[Exercise details] Set down the full listing exactly as given. Any pictures are to be left out.

[Provided material]
···
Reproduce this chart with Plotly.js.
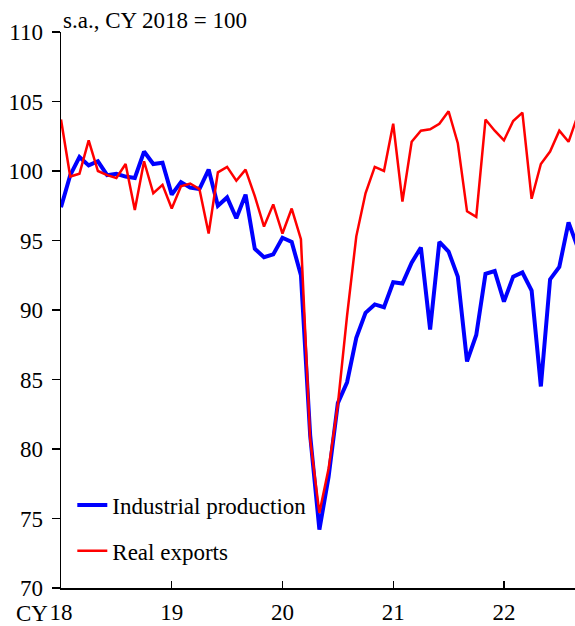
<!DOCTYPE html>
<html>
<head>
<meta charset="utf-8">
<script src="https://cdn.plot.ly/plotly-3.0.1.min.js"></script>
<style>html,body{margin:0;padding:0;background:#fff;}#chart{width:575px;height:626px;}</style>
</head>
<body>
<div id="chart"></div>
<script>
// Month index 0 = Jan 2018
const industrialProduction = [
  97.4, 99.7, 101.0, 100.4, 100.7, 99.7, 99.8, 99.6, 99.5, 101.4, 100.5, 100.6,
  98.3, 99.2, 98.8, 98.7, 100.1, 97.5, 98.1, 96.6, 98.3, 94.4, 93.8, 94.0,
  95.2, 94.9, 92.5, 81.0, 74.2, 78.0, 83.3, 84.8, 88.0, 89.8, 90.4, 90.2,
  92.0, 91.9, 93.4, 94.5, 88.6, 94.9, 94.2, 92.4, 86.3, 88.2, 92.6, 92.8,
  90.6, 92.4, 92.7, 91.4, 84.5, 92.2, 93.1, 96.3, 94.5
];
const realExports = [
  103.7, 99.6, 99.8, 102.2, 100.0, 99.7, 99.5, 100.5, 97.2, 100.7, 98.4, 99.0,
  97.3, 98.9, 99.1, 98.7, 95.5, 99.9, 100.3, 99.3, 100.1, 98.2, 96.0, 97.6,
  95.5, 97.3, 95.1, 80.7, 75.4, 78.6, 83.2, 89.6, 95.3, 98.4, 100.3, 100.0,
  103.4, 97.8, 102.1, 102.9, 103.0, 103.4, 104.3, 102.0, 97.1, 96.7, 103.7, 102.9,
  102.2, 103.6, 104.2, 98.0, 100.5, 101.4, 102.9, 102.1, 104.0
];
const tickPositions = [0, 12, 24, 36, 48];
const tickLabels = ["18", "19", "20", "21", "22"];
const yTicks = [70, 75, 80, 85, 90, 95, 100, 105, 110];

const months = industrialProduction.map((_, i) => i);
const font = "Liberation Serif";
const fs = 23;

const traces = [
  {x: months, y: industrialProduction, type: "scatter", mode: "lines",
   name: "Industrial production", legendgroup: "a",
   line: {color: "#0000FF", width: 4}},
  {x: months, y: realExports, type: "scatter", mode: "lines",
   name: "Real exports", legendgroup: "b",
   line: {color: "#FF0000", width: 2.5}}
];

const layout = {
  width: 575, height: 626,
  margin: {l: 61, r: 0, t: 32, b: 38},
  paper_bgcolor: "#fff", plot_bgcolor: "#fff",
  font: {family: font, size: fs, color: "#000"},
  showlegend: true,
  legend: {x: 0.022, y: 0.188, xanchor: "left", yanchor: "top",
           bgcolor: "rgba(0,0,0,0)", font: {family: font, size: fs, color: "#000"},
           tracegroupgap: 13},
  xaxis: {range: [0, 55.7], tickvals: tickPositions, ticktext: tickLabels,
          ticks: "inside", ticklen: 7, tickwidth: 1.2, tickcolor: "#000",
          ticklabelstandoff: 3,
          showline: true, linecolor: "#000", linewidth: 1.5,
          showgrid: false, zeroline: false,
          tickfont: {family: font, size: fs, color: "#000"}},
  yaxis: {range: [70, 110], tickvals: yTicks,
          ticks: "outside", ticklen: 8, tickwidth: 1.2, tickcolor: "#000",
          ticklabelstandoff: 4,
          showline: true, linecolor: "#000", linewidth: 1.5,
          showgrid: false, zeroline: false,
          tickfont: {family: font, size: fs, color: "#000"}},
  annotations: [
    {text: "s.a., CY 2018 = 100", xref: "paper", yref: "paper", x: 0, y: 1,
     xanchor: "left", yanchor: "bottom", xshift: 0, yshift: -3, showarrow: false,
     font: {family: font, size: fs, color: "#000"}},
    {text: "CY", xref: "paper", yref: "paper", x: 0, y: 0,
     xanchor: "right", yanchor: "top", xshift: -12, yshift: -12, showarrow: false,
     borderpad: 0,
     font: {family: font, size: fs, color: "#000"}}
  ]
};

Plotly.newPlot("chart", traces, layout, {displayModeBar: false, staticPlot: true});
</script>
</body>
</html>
···
[Answer below]
Reproduce this chart with Plotly.js.
<!DOCTYPE html>
<html>
<head>
<meta charset="utf-8">
<script src="https://cdn.plot.ly/plotly-3.0.1.min.js"></script>
<style>html,body{margin:0;padding:0;background:#fff;}#chart{width:575px;height:626px;}</style>
</head>
<body>
<div id="chart"></div>
<script>
// Month index 0 = Jan 2018
const industrialProduction = [
  97.4, 99.7, 101.0, 100.4, 100.7, 99.7, 99.8, 99.6, 99.5, 101.4, 100.5, 100.6,
  98.3, 99.2, 98.8, 98.7, 100.1, 97.5, 98.1, 96.6, 98.3, 94.4, 93.8, 94.0,
  95.2, 94.9, 92.5, 81.0, 74.2, 78.0, 83.3, 84.8, 88.0, 89.8, 90.4, 90.2,
  92.0, 91.9, 93.4, 94.5, 88.6, 94.9, 94.2, 92.4, 86.3, 88.2, 92.6, 92.8,
  90.6, 92.4, 92.7, 91.4, 84.5, 92.2, 93.1, 96.3, 94.5
];
const realExports = [
  103.7, 99.6, 99.8, 102.2, 100.0, 99.7, 99.5, 100.5, 97.2, 100.7, 98.4, 99.0,
  97.3, 98.9, 99.1, 98.7, 95.5, 99.9, 100.3, 99.3, 100.1, 98.2, 96.0, 97.6,
  95.5, 97.3, 95.1, 80.7, 75.4, 78.6, 83.2, 89.6, 95.3, 98.4, 100.3, 100.0,
  103.4, 97.8, 102.1, 102.9, 103.0, 103.4, 104.3, 102.0, 97.1, 96.7, 103.7, 102.9,
  102.2, 103.6, 104.2, 98.0, 100.5, 101.4, 102.9, 102.1, 104.0
];
const tickPositions = [0, 12, 24, 36, 48];
const tickLabels = ["18", "19", "20", "21", "22"];
const yTicks = [70, 75, 80, 85, 90, 95, 100, 105, 110];

const months = industrialProduction.map((_, i) => i);
const font = "Liberation Serif";
const fs = 23;

const traces = [
  {x: months, y: industrialProduction, type: "scatter", mode: "lines",
   name: "Industrial production", legendgroup: "a",
   line: {color: "#0000FF", width: 4}},
  {x: months, y: realExports, type: "scatter", mode: "lines",
   name: "Real exports", legendgroup: "b",
   line: {color: "#FF0000", width: 2.5}}
];

const layout = {
  width: 575, height: 626,
  margin: {l: 61, r: 0, t: 32, b: 38},
  paper_bgcolor: "#fff", plot_bgcolor: "#fff",
  font: {family: font, size: fs, color: "#000"},
  showlegend: true,
  legend: {x: 0.022, y: 0.188, xanchor: "left", yanchor: "top",
           bgcolor: "rgba(0,0,0,0)", font: {family: font, size: fs, color: "#000"},
           tracegroupgap: 13},
  xaxis: {range: [0, 55.7], tickvals: tickPositions, ticktext: tickLabels,
          ticks: "inside", ticklen: 7, tickwidth: 1.2, tickcolor: "#000",
          ticklabelstandoff: 3,
          showline: true, linecolor: "#000", linewidth: 1.5,
          showgrid: false, zeroline: false,
          tickfont: {family: font, size: fs, color: "#000"}},
  yaxis: {range: [70, 110], tickvals: yTicks,
          ticks: "outside", ticklen: 8, tickwidth: 1.2, tickcolor: "#000",
          ticklabelstandoff: 4,
          showline: true, linecolor: "#000", linewidth: 1.5,
          showgrid: false, zeroline: false,
          tickfont: {family: font, size: fs, color: "#000"}},
  annotations: [
    {text: "s.a., CY 2018 = 100", xref: "paper", yref: "paper", x: 0, y: 1,
     xanchor: "left", yanchor: "bottom", xshift: 0, yshift: -3, showarrow: false,
     font: {family: font, size: fs, color: "#000"}},
    {text: "CY", xref: "paper", yref: "paper", x: 0, y: 0,
     xanchor: "right", yanchor: "top", xshift: -12, yshift: -12, showarrow: false,
     borderpad: 0,
     font: {family: font, size: fs, color: "#000"}}
  ]
};

Plotly.newPlot("chart", traces, layout, {displayModeBar: false, staticPlot: true});
</script>
</body>
</html>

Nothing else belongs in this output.